While easily attributed to “miscommunication,” there is actually a legal standard that takes precedence. Per the Fair Labor Standards Act (FLSA), there are four criteria that must be met for a non-exempt employee to not receive his/her regular wage when attending an event (e.g., lectures, conferences, training events, meetings, client visits). If even one of the following four criteria is not fulfilled, the employee must be paid for all hours “worked.”
- Attendance must be outside of normal work hours.
- Attendance must be voluntary.
- The event must not be directly related to the non-exempt employee’s job and thus does not benefit the employer by helping the employee to do a better job.
- The employee must not perform any productive work during his/her attendance at the event.
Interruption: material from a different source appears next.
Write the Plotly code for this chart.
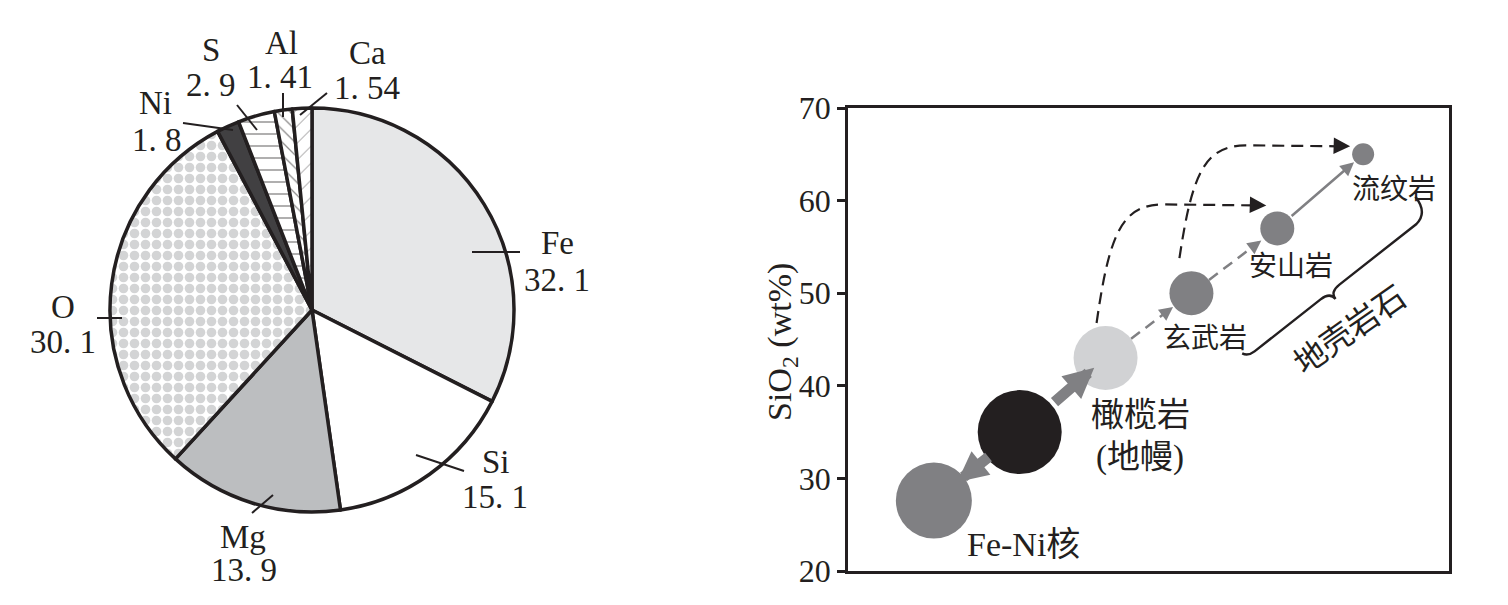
import math
import plotly.graph_objects as go

W, H = 1508, 605          # browser window
OFF = 8                   # default page body margin
FW, FH = W - 2 * OFF, H - 2 * OFF

# ---------------- data ----------------
elements = ["Fe", "Si", "Mg", "O", "Ni", "S", "Al", "Ca"]
mass_pct = [32.1, 15.1, 13.9, 30.1, 1.8, 2.9, 1.41, 1.54]
pct_text = ["32. 1", "15. 1", "13. 9", "30. 1", "1. 8", "2. 9", "1. 41", "1. 54"]

rock_x = [1, 2, 3, 4, 5, 6]
rock_sio2 = [27.6, 35, 43, 50, 57, 65]
rock_labels = ["Fe-Ni核", "", "橄榄岩", "玄武岩", "安山岩", "流纹岩"]
extra_label = "(地幔)"
group_label = "地壳岩石"
y_ticks = [20, 30, 40, 50, 60, 70]
y_title = "SiO<sub>2</sub> (wt%)"

# ---------------- style / layout ----------------
INK = "#231f20"
SERIF = "Liberation Serif, Noto Sans CJK SC, serif"

PIE_CX, PIE_CY, PIE_R = 312, 310, 202
AX_L, AX_R, AX_T, AX_B = 848, 1449, 108, 571
XR = (0, 7)
YR = (20, 70)

pie_colors = ["#e6e7e8", "#ffffff", "#bcbec0", "#ffffff", "#414042", "#ffffff", "#ffffff", "#ffffff"]
pie_shapes = ["", "", "", ".", "", "-", "\\", "/"]
pie_fg = ["#000", "#000", "#000", "#a7a9ac", "#000", INK, INK, INK]
pie_psize = [8, 8, 8, 11, 8, 12, 9, 12]
pie_solid = [0.3, 0.3, 0.3, 0.6, 0.3, 0.12, 0.15, 0.08]

rock_size = [76, 84, 64, 44, 34, 22]
rock_color = ["#808083", "#231f20", "#d1d2d4", "#808083", "#808083", "#808083"]


def paper(px, py):
    """window pixel -> paper fraction (figure sits OFF px inside the page)"""
    return (px - OFF) / FW, 1 - (py - OFF) / FH


def d2p(x, y):
    px = AX_L + (x - XR[0]) / (XR[1] - XR[0]) * (AX_R - AX_L)
    py = AX_B - (y - YR[0]) / (YR[1] - YR[0]) * (AX_B - AX_T)
    return px, py


def p2d(px, py):
    x = XR[0] + (px - AX_L) / (AX_R - AX_L) * (XR[1] - XR[0])
    y = YR[0] + (AX_B - py) / (AX_B - AX_T) * (YR[1] - YR[0])
    return x, y


fig = go.Figure()

# ---------------- pie ----------------
x0, y1 = paper(PIE_CX - PIE_R, PIE_CY - PIE_R)
x1, y0 = paper(PIE_CX + PIE_R, PIE_CY + PIE_R)
fig.add_trace(go.Pie(
    labels=elements, values=mass_pct, sort=False, direction="clockwise", rotation=0,
    textinfo="none", hoverinfo="label+value", showlegend=False, automargin=False,
    domain=dict(x=[x0, x1], y=[y0, y1]),
    marker=dict(colors=pie_colors, line=dict(color=INK, width=3.5),
                pattern=dict(shape=pie_shapes, fgcolor=pie_fg, bgcolor=pie_colors,
                             size=pie_psize, solidity=pie_solid, fillmode="overlay")),
))

# leader lines and labels (layout positions in pixels)
leaders = {
    "Fe": ((472, 252), (520, 252)),
    "Si": ((416, 455), (464, 471)),
    "Mg": ((252, 513), (273, 495)),
    "O": ((97, 318), (122, 318)),
    "Ni": ((183, 123), (233, 130)),
    "S": ((237, 105), (257, 130)),
    "Al": ((283, 93), (283, 117)),
    "Ca": ((327, 93), (300, 115)),
}
name_pos = {"Fe": (557, 243), "Si": (496, 462), "Mg": (243, 537), "O": (63, 307),
            "Ni": (155, 103), "S": (211, 50), "Al": (281, 43), "Ca": (367, 53)}
val_pos = {"Fe": (557, 280), "Si": (495, 497), "Mg": (244, 570), "O": (63, 342),
           "Ni": (157, 140), "S": (211, 85), "Al": (280, 77), "Ca": (367, 88)}

shapes = []
annotations = []
for el, pt in zip(elements, pct_text):
    (ax_, ay_), (bx_, by_) = leaders[el]
    pa, pb = paper(ax_, ay_), paper(bx_, by_)
    shapes.append(dict(type="line", xref="paper", yref="paper", x0=pa[0], y0=pa[1],
                       x1=pb[0], y1=pb[1], line=dict(color=INK, width=2)))
    nx, ny = paper(*name_pos[el])
    annotations.append(dict(x=nx, y=ny, xref="paper", yref="paper", text=el, showarrow=False,
                            xanchor="center", yanchor="middle",
                            font=dict(family=SERIF, size=33, color=INK)))
    vx, vy = paper(*val_pos[el])
    annotations.append(dict(x=vx, y=vy, xref="paper", yref="paper", text=pt, showarrow=False,
                            xanchor="center", yanchor="middle",
                            font=dict(family=SERIF, size=33, color=INK)))

# ---------------- scatter ----------------
fig.add_trace(go.Scatter(
    x=rock_x, y=rock_sio2, mode="markers", showlegend=False, hoverinfo="y",
    marker=dict(size=rock_size, color=rock_color, line=dict(width=0), opacity=1),
    xaxis="x", yaxis="y",
))


def unit(a, b):
    dx, dy = b[0] - a[0], b[1] - a[1]
    L = math.hypot(dx, dy)
    return dx / L, dy / L, L


# arrows between points: (from, to, kind, tail_gap, tip_depth)
arrows = [
    (1, 0, "thick", -4, 8),
    (1, 2, "thick", 2, 17),
    (2, 3, "dash", 0, -1),
    (3, 4, "dash", 0, -3),
    (4, 5, "solid", 0, -1),
]
for i, j, kind, gap, depth in arrows:
    A = d2p(rock_x[i], rock_sio2[i])
    B = d2p(rock_x[j], rock_sio2[j])
    ux, uy, L = unit(A, B)
    ra, rb = rock_size[i] / 2, rock_size[j] / 2
    tail = (A[0] + ux * (ra + gap), A[1] + uy * (ra + gap))
    tip = (B[0] - ux * (rb - depth), B[1] - uy * (rb - depth))
    tipd = p2d(*tip)
    if kind == "thick":
        annotations.append(dict(x=tipd[0], y=tipd[1], xref="x", yref="y",
                                ax=tail[0] - tip[0], ay=tail[1] - tip[1],
                                showarrow=True, arrowhead=2, arrowsize=0.55, arrowwidth=11,
                                arrowcolor="#808083", text="", standoff=0))
    else:
        hl = 12
        if kind == "dash":
            base = (tip[0] - ux * hl, tip[1] - uy * hl)
            a0, b0 = p2d(*tail), p2d(*base)
            shapes.append(dict(type="line", xref="x", yref="y", x0=a0[0], y0=a0[1],
                               x1=b0[0], y1=b0[1],
                               line=dict(color="#808083", width=2.5, dash="11px,7px")))
            annotations.append(dict(x=tipd[0], y=tipd[1], xref="x", yref="y",
                                    ax=-ux * (hl + 2), ay=-uy * (hl + 2),
                                    showarrow=True, arrowhead=2, arrowsize=1.1, arrowwidth=2.5,
                                    arrowcolor="#808083", text="", standoff=0))
        else:
            annotations.append(dict(x=tipd[0], y=tipd[1], xref="x", yref="y",
                                    ax=tail[0] - tip[0], ay=tail[1] - tip[1],
                                    showarrow=True, arrowhead=2, arrowsize=1.1, arrowwidth=2.5,
                                    arrowcolor="#808083", text="", standoff=0))

# black dashed curved arrows: from above a point to left of a later point
curves = [(2, 4, (-9, -35), (-11, -23)), (3, 5, (-12, -35), (-13, -8))]
for i, j, soff, eoff in curves:
    A = d2p(rock_x[i], rock_sio2[i])
    B = d2p(rock_x[j], rock_sio2[j])
    s = (A[0] + soff[0], A[1] + soff[1])
    e = (B[0] + eoff[0], B[1] + eoff[1])
    c1 = (s[0] + 13, s[1] - 0.78 * (s[1] - e[1]))
    c2 = (s[0] + 26, e[1])
    m = (s[0] + 66, e[1] - 1)
    eb = (e[0] - 14, e[1])
    pts = [paper(*p) for p in (s, c1, c2, m, eb)]
    path = "M{:.5f},{:.5f} C{:.5f},{:.5f} {:.5f},{:.5f} {:.5f},{:.5f} L{:.5f},{:.5f}".format(
        *[v for p in pts for v in p])
    shapes.append(dict(type="path", xref="paper", yref="paper", path=path,
                       line=dict(color=INK, width=2.2, dash="12px,7px")))
    ed = p2d(*e)
    annotations.append(dict(x=ed[0], y=ed[1], xref="x", yref="y", ax=-16, ay=-0.5,
                            showarrow=True, arrowhead=2, arrowsize=1.5, arrowwidth=2.2,
                            arrowcolor=INK, text="", standoff=0))

# rock labels (offsets in pixels from their points)
lab_off = [(90, 44), None, (35, 57), (14, 45), (14, 38), (31, 35)]
lab_size = [34, 31, 33, 28, 28, 28]
for k, lab in enumerate(rock_labels):
    if not lab:
        continue
    ox, oy = lab_off[k]
    annotations.append(dict(x=rock_x[k], y=rock_sio2[k], xref="x", yref="y", text=lab,
                            showarrow=False, xshift=ox, yshift=-oy,
                            xanchor="center", yanchor="middle",
                            font=dict(family=SERIF, size=lab_size[k], color=INK)))
annotations.append(dict(x=rock_x[2], y=rock_sio2[2], xref="x", yref="y", text=extra_label,
                        showarrow=False, xshift=34, yshift=-99, xanchor="center", yanchor="middle",
                        font=dict(family=SERIF, size=33, color=INK)))

# brace for crust rocks
mid = (1330, 292)
du = (0.786, -0.618)
nv = (0.618, 0.786)


def loc(u, v):
    return paper(mid[0] + u * du[0] + v * nv[0], mid[1] + u * du[1] + v * nv[1])


bp = [loc(126, -22), loc(126, -2), loc(110, 0), loc(12, 0), loc(0, 0), loc(0, 9),
      loc(0, 0), loc(-12, 0), loc(-96, 0), loc(-104, 0), loc(-107, -6)]
path = ("M{:.5f},{:.5f} Q{:.5f},{:.5f} {:.5f},{:.5f} L{:.5f},{:.5f} Q{:.5f},{:.5f} {:.5f},{:.5f} "
        "Q{:.5f},{:.5f} {:.5f},{:.5f} L{:.5f},{:.5f} Q{:.5f},{:.5f} {:.5f},{:.5f}").format(
    *[v for p in bp for v in p])
shapes.append(dict(type="path", xref="paper", yref="paper", path=path,
                   line=dict(color=INK, width=2.4)))
gx, gy = paper(1350, 330)
annotations.append(dict(x=gx, y=gy, xref="paper", yref="paper", text=group_label, showarrow=False,
                        textangle=-35, xanchor="center", yanchor="middle",
                        font=dict(family=SERIF, size=32, color=INK)))

tx, ty = paper(782, 342)
annotations.append(dict(x=tx, y=ty, xref="paper", yref="paper", text=y_title, showarrow=False,
                        textangle=-90, xanchor="center", yanchor="middle",
                        font=dict(family=SERIF, size=34, color=INK)))

ax0, ay1 = paper(AX_L, AX_T)
ax1, ay0 = paper(AX_R, AX_B)
fig.update_layout(
    width=FW, height=FH, autosize=False, margin=dict(l=0, r=0, t=0, b=0, pad=0),
    paper_bgcolor="white", plot_bgcolor="white", showlegend=False,
    xaxis=dict(domain=[ax0, ax1], range=list(XR), showgrid=False, zeroline=False,
               showticklabels=False, ticks="", showline=True, mirror=True, automargin=False,
               linecolor=INK, linewidth=2.5, fixedrange=True),
    yaxis=dict(domain=[ay0, ay1], range=list(YR), tickvals=y_ticks, showgrid=False,
               zeroline=False, ticks="outside", ticklen=8, tickwidth=2.5, tickcolor=INK,
               showline=True, mirror=True, linecolor=INK, linewidth=2.5, automargin=False,
               tickfont=dict(family=SERIF, size=32, color=INK), fixedrange=True),
    shapes=shapes, annotations=annotations,
)

fig.write_html("out.html")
In specific, first, the conference obviously occurred within normal work hours. Second, the newsletter did represent evidence the event was stipulated as being voluntary. Third, the conference content was certainly job-related. Fourth, if any of the non-exempt attendees talked with other employees, customers, vendors, etc. back in Massachusetts, that action would constitute concurrent work performance. Clearly, the owner focused his mindset exclusively on the second criterion, unaware of the remaining three.
In sum, I “suggested” the owner pay those employees for their compensable time worked that occurred at a “voluntary” conference, to maintain legal compliance with the FLSA.
Needless to say, there are myriad other FLSA and state laws and nuances (e.g., travel time, meal periods, rest breaks, overtime, waiting time) that accompany this aspect of employment law, which for the time being are beyond the scope of this posting.
While ostensibly viewed as a misfortunate calculation, this event was actually an indelible victory for the company culture, each employee’s development, and the business owner’s leadership capital.
For those reasons, and others to be sure, the employees know for certain, their owner is a Great Guy!